> _Problem to solve_
Would you transcribe the listing that follows, character for character, and omit its images?

> _Information supplied_
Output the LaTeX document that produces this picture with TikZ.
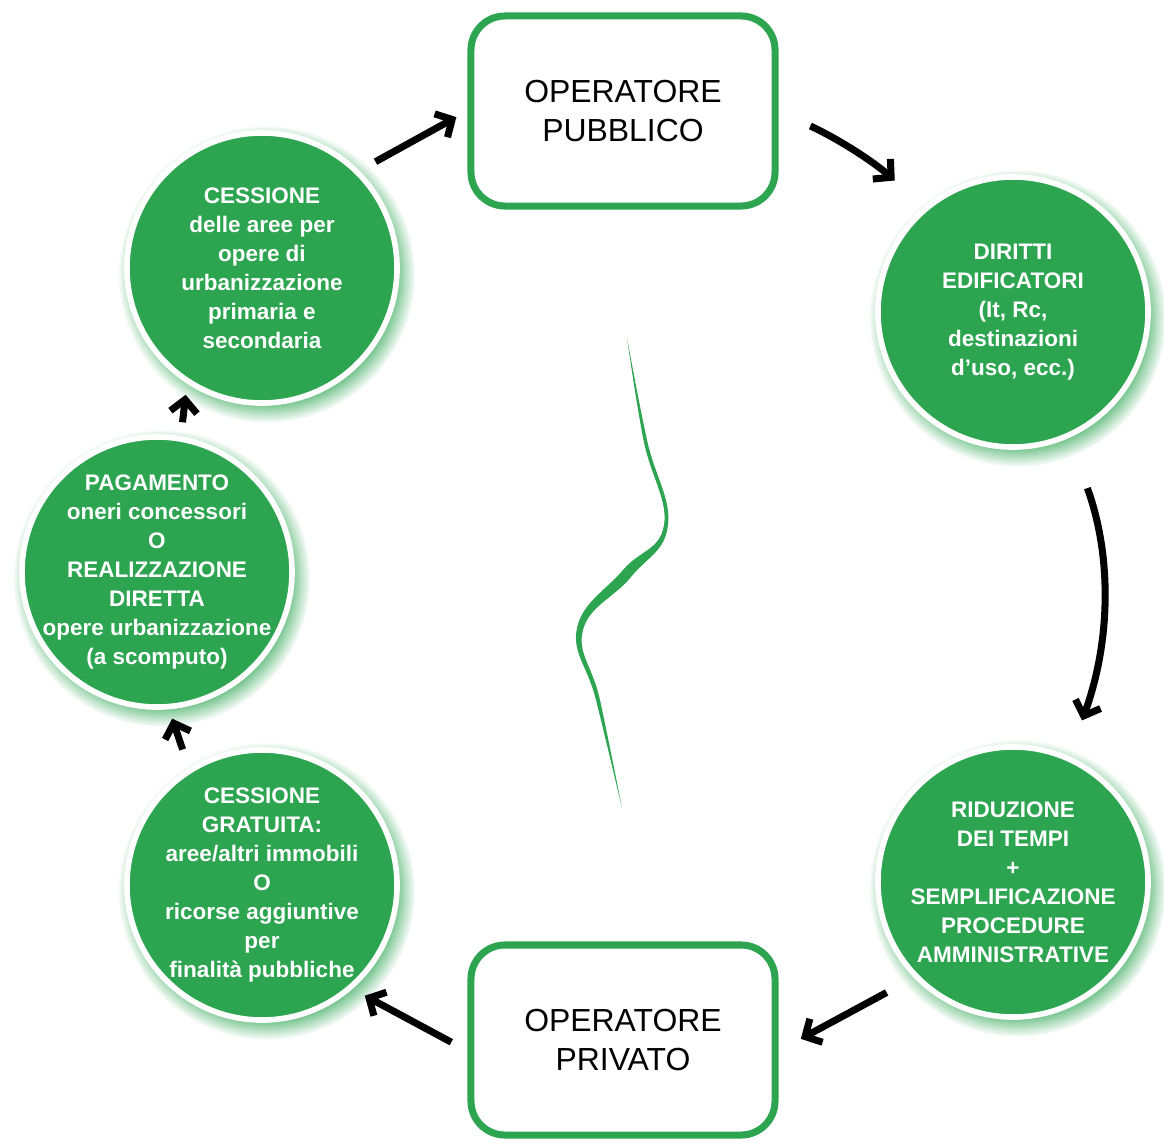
\documentclass[tikz,border=0pt]{standalone}
\usepackage{fontspec}
\setmainfont{Liberation Sans}
\usetikzlibrary{arrows.meta,shadows}
\definecolor{ringgreen}{RGB}{44,164,80}

\begin{document}
\begin{tikzpicture}[x=0.025cm,y=0.025cm,
  ->,>={Straight Barb[length=9pt,width=19pt]},
  flow/.style={line width=5pt},
  bubble/.style={circle,fill=ringgreen,draw=white,line width=4pt,
    minimum size=6.75cm,inner sep=0pt,
    circular drop shadow={fill=ringgreen,opacity=.75,shadow xshift=3pt,
      shadow yshift=-4pt,shadow scale=1.1}},
  bubbletext/.style={text=white,align=center,
    font=\bfseries\fontsize{16}{20.6}\selectfont},
  opbox/.style={rectangle,draw=ringgreen,line width=5pt,
    rounded corners=0.85cm,minimum width=7.6cm,minimum height=4.75cm,
    align=center,font=\fontsize{22.7}{28.4}\selectfont}]

\useasboundingbox (0,0) rectangle (1164,-1139);

\node[opbox] (op_pub) at (623,-111) {OPERATORE\\PUBBLICO};
\node[opbox] (op_priv) at (623,-1040) {OPERATORE\\PRIVATO};

\node[bubble,label={[bubbletext]center:{CESSIONE\\delle aree per\\opere di\\urbanizzazione\\primaria e\\secondaria}}]
  (c_cess) at (262,-268) {};
\node[bubble,label={[bubbletext]center:{DIRITTI\\EDIFICATORI\\(It, Rc,\\destinazioni\\d’uso, ecc.)}}]
  (c_dir) at (1013,-312) {};
\node[bubble,label={[bubbletext]center:{RIDUZIONE\\DEI TEMPI\\+\\SEMPLIFICAZIONE\\PROCEDURE\\AMMINISTRATIVE}}]
  (c_rid) at (1013,-882) {};
\node[bubble,label={[bubbletext]center:{CESSIONE\\GRATUITA:\\aree/altri immobili\\O\\ricorse aggiuntive\\per\\finalità pubbliche}}]
  (c_grat) at (262,-885) {};
\node[bubble,label={[bubbletext]center:{PAGAMENTO\\oneri concessori\\O\\REALIZZAZIONE\\DIRETTA\\opere urbanizzazione\\(a scomputo)}}]
  (c_pag) at (157,-572) {};

\path[flow] (c_cess.45) edge[shorten <=13pt,shorten >=9pt] (op_pub.west)
  (op_pub.east) edge[shorten <=25pt,shorten >=28pt,bend left=8] (c_dir.130)
  (c_dir.-66) edge[shorten <=38pt,shorten >=27pt,out=-70,in=70] (c_rid.66)
  (c_rid.-136) edge[shorten <=22pt,shorten >=18pt] (op_priv.-4)
  (op_priv.184) edge[shorten <=13pt,shorten >=10pt] (c_grat.-49)
  (c_grat.122) edge[shorten <=14pt,shorten >=7pt] (c_pag.-85)
  (c_pag.80) edge[shorten <=10pt,shorten >=8pt] (c_cess.-123);

% the wavy line in the middle
\fill[ringgreen,-] plot[smooth,tension=.7] coordinates {(627,-338) (647,-440) (668,-525) (631,-577) (583,-630) (600,-700) (622,-808)}
  -- plot[smooth,tension=.7] coordinates {(622,-808) (596,-700) (577,-628) (623,-570) (664,-525) (643.5,-440) (627,-338)} -- cycle;

\end{tikzpicture}
\end{document}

> _Worked solution_
Output the LaTeX document that produces this picture with TikZ.
\documentclass[tikz,border=0pt]{standalone}
\usepackage{fontspec}
\setmainfont{Liberation Sans}
\usetikzlibrary{arrows.meta,shadows}
\definecolor{ringgreen}{RGB}{44,164,80}

\begin{document}
\begin{tikzpicture}[x=0.025cm,y=0.025cm,
  ->,>={Straight Barb[length=9pt,width=19pt]},
  flow/.style={line width=5pt},
  bubble/.style={circle,fill=ringgreen,draw=white,line width=4pt,
    minimum size=6.75cm,inner sep=0pt,
    circular drop shadow={fill=ringgreen,opacity=.75,shadow xshift=3pt,
      shadow yshift=-4pt,shadow scale=1.1}},
  bubbletext/.style={text=white,align=center,
    font=\bfseries\fontsize{16}{20.6}\selectfont},
  opbox/.style={rectangle,draw=ringgreen,line width=5pt,
    rounded corners=0.85cm,minimum width=7.6cm,minimum height=4.75cm,
    align=center,font=\fontsize{22.7}{28.4}\selectfont}]

\useasboundingbox (0,0) rectangle (1164,-1139);

\node[opbox] (op_pub) at (623,-111) {OPERATORE\\PUBBLICO};
\node[opbox] (op_priv) at (623,-1040) {OPERATORE\\PRIVATO};

\node[bubble,label={[bubbletext]center:{CESSIONE\\delle aree per\\opere di\\urbanizzazione\\primaria e\\secondaria}}]
  (c_cess) at (262,-268) {};
\node[bubble,label={[bubbletext]center:{DIRITTI\\EDIFICATORI\\(It, Rc,\\destinazioni\\d’uso, ecc.)}}]
  (c_dir) at (1013,-312) {};
\node[bubble,label={[bubbletext]center:{RIDUZIONE\\DEI TEMPI\\+\\SEMPLIFICAZIONE\\PROCEDURE\\AMMINISTRATIVE}}]
  (c_rid) at (1013,-882) {};
\node[bubble,label={[bubbletext]center:{CESSIONE\\GRATUITA:\\aree/altri immobili\\O\\ricorse aggiuntive\\per\\finalità pubbliche}}]
  (c_grat) at (262,-885) {};
\node[bubble,label={[bubbletext]center:{PAGAMENTO\\oneri concessori\\O\\REALIZZAZIONE\\DIRETTA\\opere urbanizzazione\\(a scomputo)}}]
  (c_pag) at (157,-572) {};

\path[flow] (c_cess.45) edge[shorten <=13pt,shorten >=9pt] (op_pub.west)
  (op_pub.east) edge[shorten <=25pt,shorten >=28pt,bend left=8] (c_dir.130)
  (c_dir.-66) edge[shorten <=38pt,shorten >=27pt,out=-70,in=70] (c_rid.66)
  (c_rid.-136) edge[shorten <=22pt,shorten >=18pt] (op_priv.-4)
  (op_priv.184) edge[shorten <=13pt,shorten >=10pt] (c_grat.-49)
  (c_grat.122) edge[shorten <=14pt,shorten >=7pt] (c_pag.-85)
  (c_pag.80) edge[shorten <=10pt,shorten >=8pt] (c_cess.-123);

% the wavy line in the middle
\fill[ringgreen,-] plot[smooth,tension=.7] coordinates {(627,-338) (647,-440) (668,-525) (631,-577) (583,-630) (600,-700) (622,-808)}
  -- plot[smooth,tension=.7] coordinates {(622,-808) (596,-700) (577,-628) (623,-570) (664,-525) (643.5,-440) (627,-338)} -- cycle;

\end{tikzpicture}
\end{document}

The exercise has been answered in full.